Мы перенесли мумию в котельную и принялись расчленять иссохший труп египтянина, бросая части его тела на раскаленные угли топки. Куски мумии сгорали в ярких и резких вспышках пламени, быстро превращаясь в легкий серый пепел, уносившийся в трубу.
— А что вы скажете об ощущении потустороннего взгляда, на которое жаловалась Луэлла, де Гранден? — спросил я. — Помните, она говорила, что ей постоянно казалось, будто кто-то за ней наблюдает?
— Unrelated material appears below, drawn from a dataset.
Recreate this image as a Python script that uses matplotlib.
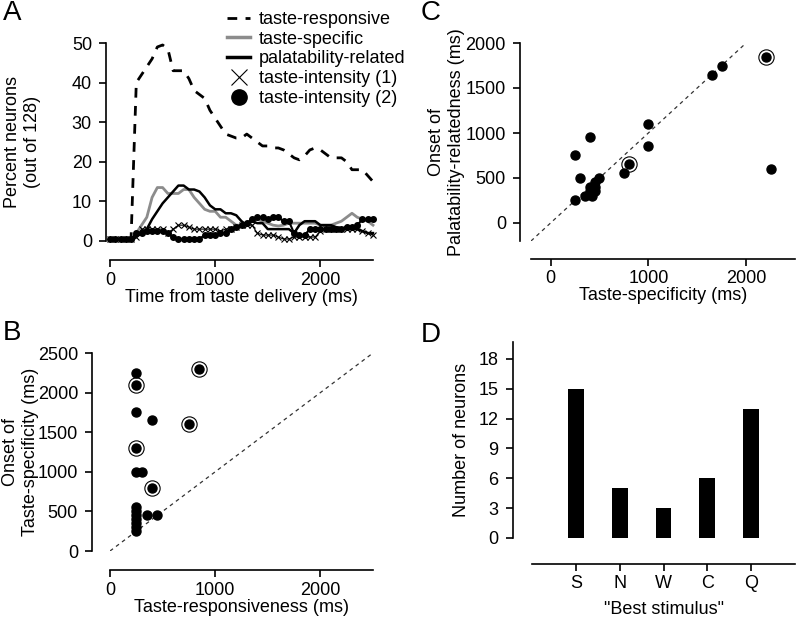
import matplotlib
matplotlib.use('Agg')
import matplotlib.pyplot as plt
from matplotlib.lines import Line2D

plt.rcParams['font.family'] = ['Liberation Sans', 'DejaVu Sans']
plt.rcParams['font.size'] = 13

# ---- panel A: time courses (50 ms bins) ----
t = list(range(0, 2550, 50))
responsive = [0.5, 0.5, 0.5, 0.5, 0.5, 40, 42, 44, 46, 49, 49.5, 48.5, 43, 43, 43, 41, 38, 37,
              36, 33, 31, 29, 27, 26.5, 26, 26, 27, 26, 25, 24, 24, 23.5, 23.5, 23, 22, 21,
              20.5, 21.5, 23, 23.5, 23, 22, 21, 21, 21, 20, 18, 18, 18, 16.5, 15]
specific = [0.5, 0.5, 0.5, 0.5, 0.5, 2, 4, 6, 11, 13.5, 13.5, 12, 12, 12, 13, 13, 11, 9.5,
            8, 7.5, 7.5, 6, 6, 5, 4, 4, 4.5, 5, 5.5, 5, 4.5, 4, 3.8, 4, 4.5, 4.5,
            4.5, 4.5, 4.5, 4.5, 4, 4, 4, 4.5, 5, 6, 7, 6, 5.5, 5, 4]
palatable = [0.5, 0.5, 0.5, 0.5, 0.5, 1, 2, 3, 5.5, 7.5, 9.5, 11, 12.5, 14, 14, 13, 13, 12.5,
             11, 9, 8, 8, 7, 7, 6.5, 5, 4, 5, 4.5, 4.5, 3, 3, 3, 3, 3, 2,
             4, 5, 5, 5, 4, 4, 4, 3.5, 3, 3, 3, 3, 2.5, 2, 2]
intensity1 = [0.5, 0.5, 0.5, 0.5, 0.5, 1, 3, 3, 3, 3, 3, 2, 3, 4, 4, 3.5, 3, 3,
              3, 3, 3, 2.5, 3, 3, 3.5, 4, 4, 4, 2, 1.5, 1.5, 1.5, 1, 0.5, 0.5, 1,
              1, 1, 1, 1, 2.5, 3, 3, 3, 3, 3, 3, 3, 2.5, 2, 1.5]
intensity2 = [0.5, 0.5, 0.5, 0.5, 0.5, 2, 2, 2.5, 2.5, 2.5, 2.5, 2, 1, 0.5, 0.5, 0.5, 0.5, 0.5,
              1.5, 1.5, 1.5, 2, 2, 3, 3.5, 4, 4.5, 5.5, 6, 6, 5.5, 6, 6, 5, 5, 2,
              1.5, 1.5, 3, 3, 3, 3, 3, 3, 3, 3.5, 3.5, 4, 5.5, 5.5, 5.5]

# ---- panel B: taste-responsiveness vs taste-specificity onsets (ms) ----
b_x = [250, 250, 250, 250, 250, 250, 250, 250, 250, 250, 300, 350, 450, 400]
b_y = [2250, 1750, 1000, 500, 450, 400, 350, 300, 250, 550, 1000, 450, 450, 1650]
b_ring_x = [250, 850, 750, 250, 400]
b_ring_y = [2100, 2300, 1600, 1300, 800]

# ---- panel C: taste-specificity vs palatability-relatedness onsets (ms) ----
c_x = [1750, 1650, 1000, 400, 1000, 250, 750, 2250, 300, 500, 450, 400, 450, 350, 420, 250, 450, 400]
c_y = [1750, 1650, 1100, 950, 850, 750, 550, 600, 500, 500, 450, 400, 350, 300, 300, 250, 400, 350]
c_ring_x = [2200, 800]
c_ring_y = [1850, 650]

# ---- panel D: best stimulus counts ----
stimuli = ['S', 'N', 'W', 'C', 'Q']
counts = [15, 5, 3, 6, 13]

W, H = 800, 621
fig = plt.figure(figsize=(W / 100, H / 100), dpi=100)


def add_ax(x0, x1, ytop, ybot):
    return fig.add_axes([x0 / W, 1 - ybot / H, (x1 - x0) / W, (ybot - ytop) / H])


def style(ax, left_off, bottom_off, ylab_x):
    ax.spines['top'].set_visible(False)
    ax.spines['right'].set_visible(False)
    ax.spines['left'].set_position(('outward', left_off))
    ax.spines['bottom'].set_position(('outward', bottom_off))
    for s in ('left', 'bottom'):
        ax.spines[s].set_linewidth(1.2)
    ax.tick_params(width=1.2, length=5, labelsize=13)
    ax.tick_params(axis='x', pad=3)
    ax.tick_params(axis='y', pad=5)
    ax.patch.set_visible(False)
    pos = ax.get_position()
    ax.yaxis.set_label_coords(ylab_x / W, (pos.y0 + pos.y1) / 2, transform=fig.transFigure)


# panel A
axA = add_ax(110, 373, 43, 241)
axA.plot(t, responsive, color='k', lw=2, ls=(0, (3.5, 3)), clip_on=False)
axA.plot(t, specific, color='#8c8c8c', lw=2, clip_on=False)
axA.plot(t, palatable, color='k', lw=1.8, clip_on=False)
axA.plot(t, intensity1, color='k', lw=0.8, marker='x', ms=4, mew=0.8, clip_on=False)
axA.plot(t, intensity2, color='k', lw=1.5, marker='o', ms=4, clip_on=False)
axA.set_xlim(0, 2500)
axA.set_ylim(0, 50)
axA.set_xticks([0, 1000, 2000])
axA.set_yticks([0, 10, 20, 30, 40, 50])
axA.set_xlabel('Time from taste delivery (ms)', labelpad=0)
axA.set_ylabel('Percent neurons\n(out of 128)', linespacing=1.25)
style(axA, 3, 14, 41)

handles = [
    Line2D([], [], color='k', lw=2, ls=(0, (3.5, 3))),
    Line2D([], [], color='#8c8c8c', lw=2.5),
    Line2D([], [], color='k', lw=2.5),
    Line2D([], [], color='k', ls='none', marker='x', ms=11, mew=0.8),
    Line2D([], [], color='k', ls='none', marker='o', ms=11),
]
labels = ['taste-responsive', 'taste-specific', 'palatability-related',
          'taste-intensity (1)', 'taste-intensity (2)']
fig.legend(handles, labels, loc='upper left', bbox_to_anchor=(227 / W, 1 - 11 / H),
           frameon=False, handlelength=1.3, handletextpad=0.45, labelspacing=0.15,
           borderpad=0, borderaxespad=0, fontsize=13)

# panel B
axB = add_ax(110, 373, 353, 551)
axB.plot([0, 2500], [0, 2500], color='#333333', lw=0.9, ls=(0, (3, 3)))
axB.plot(b_ring_x, b_ring_y, ls='none', marker='o', ms=11, mfc='none', mec='k', mew=0.8)
axB.plot(b_x + b_ring_x, b_y + b_ring_y, ls='none', marker='o', ms=6.5, color='k')
axB.set_xlim(0, 2500)
axB.set_ylim(0, 2500)
axB.set_xticks([0, 1000, 2000])
axB.set_yticks([0, 500, 1000, 1500, 2000, 2500])
axB.set_xlabel('Taste-responsiveness (ms)', labelpad=0)
axB.set_ylabel('Onset of\nTaste-specificity (ms)', linespacing=1.25)
style(axB, 13, 14, 39)

# panel C
axC = add_ax(531, 795, 43, 241)
axC.plot([-200, 2000], [-200, 2000], color='#333333', lw=0.9, ls=(0, (3, 3)))
axC.plot(c_ring_x, c_ring_y, ls='none', marker='o', ms=11, mfc='none', mec='k', mew=0.8)
axC.plot(c_x + c_ring_x, c_y + c_ring_y, ls='none', marker='o', ms=6.5, color='k')
axC.set_xlim(-200, 2500)
axC.set_ylim(-200, 2000)
axC.set_xticks([0, 1000, 2000])
axC.set_yticks([0, 500, 1000, 1500, 2000])
axC.set_xlabel('Taste-specificity (ms)', labelpad=0)
axC.set_ylabel('Onset of\nPalatability-relatedness (ms)', linespacing=1.25)
style(axC, 8, 13, 465)

# panel D
axD = add_ax(532, 795, 342, 538)
axD.bar(range(len(stimuli)), counts, width=0.36, color='k')
axD.set_xlim(-1, 5)
axD.set_ylim(0, 19.7)
axD.set_xticks(range(len(stimuli)))
axD.set_xticklabels(stimuli)
axD.set_yticks([0, 3, 6, 9, 12, 15, 18])
axD.set_xlabel('"Best stimulus"', labelpad=6)
axD.set_ylabel('Number of neurons')
style(axD, 14, 19, 470)

for letter, x, y in [('A', 3, 0), ('C', 421, 0), ('B', 3, 320), ('D', 421, 322)]:
    fig.text(x / W, 1 - y / H, letter, fontsize=20, va='top', ha='left')

fig.savefig('out.png', dpi=100)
— Mais oui, — прищелнул он языком, скармливая огню мумифицированную руку. — Скажу, что у нее была для этого хорошая причина. Разве добрая старая Мэгги и ее муж не следили все время за Луэллой, не сверлили ее потихоньку взглядами, подсчитывая, съела ли она третий кусочек мяса и выпила ли третий бокал вина? Parbleu, мадемуазель хочет сохранить мальчишескую фигуру и потому мало ест — а эта достойная ирландская пара видит в ней фейри, судит ее и находит виновной! C’est drole, n’est-se-pas?[31]
Когда мы вернулись наверх, Дэвид Монтейт расправлялся с превосходным завтраком.
— Милая Лу, — сказал он сестре, — ну конечно. Я совсем не был болен этой ночью, спал как дитя и даже проспал. Я ведь опоздал к завтраку на целый час?
Он улыбнулся и потрепал сестру по руке.
— Ах, parbleu, ты умен, Жюль де Гранден! — радостно промурлыкал маленький француз. — Ты спас этих молодых людей от опасности и сделал их счастливыми, изгнав демона плохих воспоминаний. О да! Пойдем со мной, Жюль де Гранден: я угощу тебя в библиотеке великолепным виски.
Э. Ф. Бенсон
ОБЕЗЬЯНЫ[32]
(1934)
Доктору Хью Моррису было немногим больше тридцати, но он уже успел по праву завоевать репутацию одного из самых искусных и смелых хирургов в своей отрасли медицины. Он вел частную практику, добровольно трудился в известной лондонской больнице и по числу удачных операций далеко оставил позади всех коллег. Моррис верил, что вивисекция является наиболее плодотворным методом развития хирургии и, справедливо или нет, считал, что страдания животных (которым он старался не причинять излишнюю боль) были оправданы, если имелась резонная надежда пополнить знания о возможностях проведения схожих операций на людях. Вивисекция могла спасти жизнь, облегчить страдания больного; мотивы были достойными, польза — неимоверной. Однако Моррис испытывал только презрение к тем представителям рода человеческого, что по собственной прихоти выезжали со стаями гончих в поля и затравливали лис или устраивали состязания между двумя борзыми, споря о том, какая из них первой перегрызет горло несчастному испуганному зайцу; такие развлечения казались ему бессмысленными и совершенно неоправданными пытками. Год за годом Моррис работал, не зная отдыха, а свободные часы в основном посвящал исследованиям.
31
C’est drole, n’est-se-pas? — Забавно, не правда ли? (фр.).
32
Впервые: Weird Tales, 1933, декабрь. Рассказ вошел в авторский сб. More Spook Stories (1934).
Эдвард Фредерик Бенсон (1867–1940), подписывавший свои произведения «Э. Ф. Бенсон» — сын архиепископа Кетерберийского Э. Бенсона, по образованию классический археолог, плодовитый английский писатель, автор многочисленных и популярных в свое время романов нравов, биографий, мемуаров и рассказов. В 189297 гг. занимался археологическими исследованиями в Египте и Греции; в частности, помогал своей сестре Маргарет (1865–1916) в руководившихся ею раскопках храма богини Мут в Карнаке на протяжении трех сезонов 1895–1897 гг. Бенсон был хорошо знаком как с полевой археологией, так и ведущими египтологами конца XIX в.; как минимум в семи его рассказах присутствуют египетские мотивы. Сегодня он наиболее известен как создатель сумрачных и загадочных, но порой юмористических либо сатирических рассказов о призраках.